A New Era: From Visiting to Staying
The Apollo missions of the 1960s and '70s were historic sprints—quick trips to plant a flag, collect rocks, and prove it could be done. NASA's current Artemis program has a fundamentally different goal: not just to visit the Moon, but to stay. This shift
from temporary expeditions to establishing a sustained human presence requires a new way of thinking. Instead of packing everything needed for the entire trip, the strategy is to find a location that can provide resources locally. This concept, known as in-situ resource utilization (ISRU), is the driving force behind the choice of the lunar south pole. It’s a pragmatic decision that turns the Moon from a destination into a stepping stone for deeper space exploration.
The Lure of Eternal Shadows
The geography of the lunar south pole is unlike anywhere else. Due to the Moon's slight axial tilt, the sun's rays skim the surface at a very low angle. This creates a landscape of extreme contrasts. While some crater rims and peaks are bathed in near-constant sunlight, perfect for solar power generation, the deep floors of some craters have not seen sunlight in billions of years. These aptly named "permanently shadowed regions" (PSRs) are incredibly cold, with temperatures plummeting to as low as -203°C. These natural cold traps are crucial because they are believed to have preserved volatile materials, chiefly water ice, that would have otherwise been vaporized by solar radiation.
Water: The Moon's Liquid Gold
The most significant resource suspected to be trapped in these shadowy craters is water ice. The prohibitive cost of launching materials from Earth makes finding local water a game-changer. Its utility is threefold. First, it can be purified to provide drinking water for astronauts and to grow plants. Second, water (H2O) can be split through electrolysis into its component parts: hydrogen and oxygen. The oxygen can be used to create breathable air for the habitat. Third, and perhaps most transformative, liquid oxygen and liquid hydrogen are the primary components of powerful rocket propellant.

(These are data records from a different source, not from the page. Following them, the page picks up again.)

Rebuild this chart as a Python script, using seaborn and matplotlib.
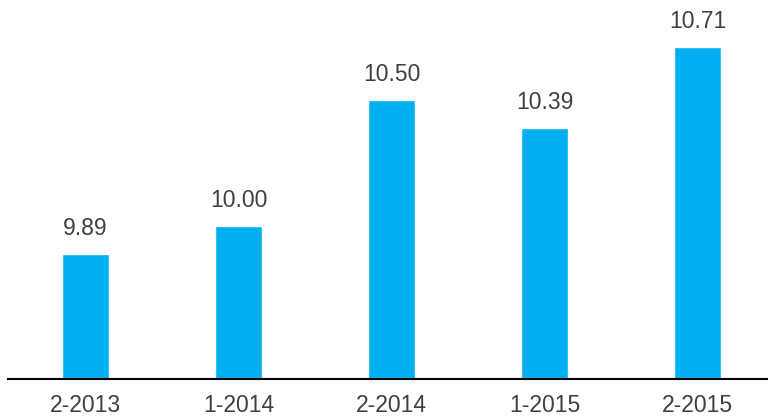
import matplotlib
matplotlib.use('Agg')
import matplotlib.pyplot as plt
import seaborn as sns
import pandas as pd

# Данные
periods = ['2-2013', '1-2014', '2-2014', '1-2015', '2-2015']
values = [9.89, 10.00, 10.50, 10.39, 10.71]

df = pd.DataFrame({'period': periods, 'value': values})

sns.set_style('white')
plt.rcParams['font.family'] = ['Liberation Sans', 'DejaVu Sans']

fig = plt.figure(figsize=(7.68, 4.16), dpi=100)
ax = fig.add_axes([8 / 768, 37 / 416, 760 / 768, 379 / 416])

sns.barplot(data=df, x='period', y='value', ax=ax, color='#00B0F0',
            width=0.31, saturation=1)

ax.bar_label(ax.containers[0], fmt='%.2f', padding=10, fontsize=16.5, color='#404040')

ax.set_ylim(9.395, 10.896)
ax.set_xlim(-0.507, 4.46)
ax.set_xlabel('')
ax.set_ylabel('')
ax.set_yticks([])
ax.tick_params(axis='x', length=0, pad=11, labelsize=16.5, labelcolor='#404040')

for side in ['top', 'right', 'left']:
    ax.spines[side].set_visible(False)
ax.spines['bottom'].set_color('black')
ax.spines['bottom'].set_linewidth(1.5)

fig.savefig('out.png', dpi=100)
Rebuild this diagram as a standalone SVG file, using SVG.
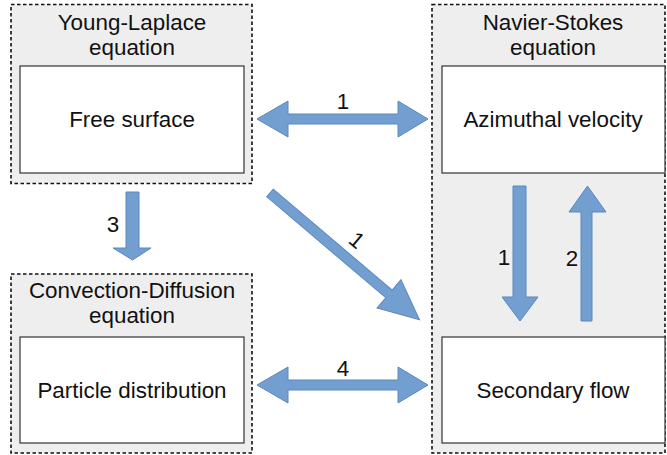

A Gas Station on the Way to Mars
The ability to manufacture rocket fuel on the Moon is the core of the utility angle. Launching fuel from Earth is incredibly expensive because you have to use fuel to lift more fuel. By mining lunar ice and processing it into propellant, the Moon base effectively becomes a refueling station in space. Spacecraft could launch from Earth with only enough fuel to get to the Moon, refuel there, and then continue to more distant destinations like Mars with a much larger payload. This ISRU-based approach dramatically reduces the logistical and financial burden of deep space exploration, making ambitious long-duration missions more feasible.
More Than Just Water and Sunlight
While water ice and constant sunlight are the main attractions, the lunar south pole offers more. The lunar regolith (soil) is rich in oxygen, which can be extracted from minerals even outside the shadowed craters. There is also scientific interest in other potential resources, such as helium-3, which could be a fuel source for future nuclear fusion reactors, and various metals that could be used for on-site manufacturing and construction. Utilizing these local materials for 3D printing and building structures further reduces the reliance on Earth. This makes the base more self-sufficient and resilient, moving from a temporary outpost to a true settlement.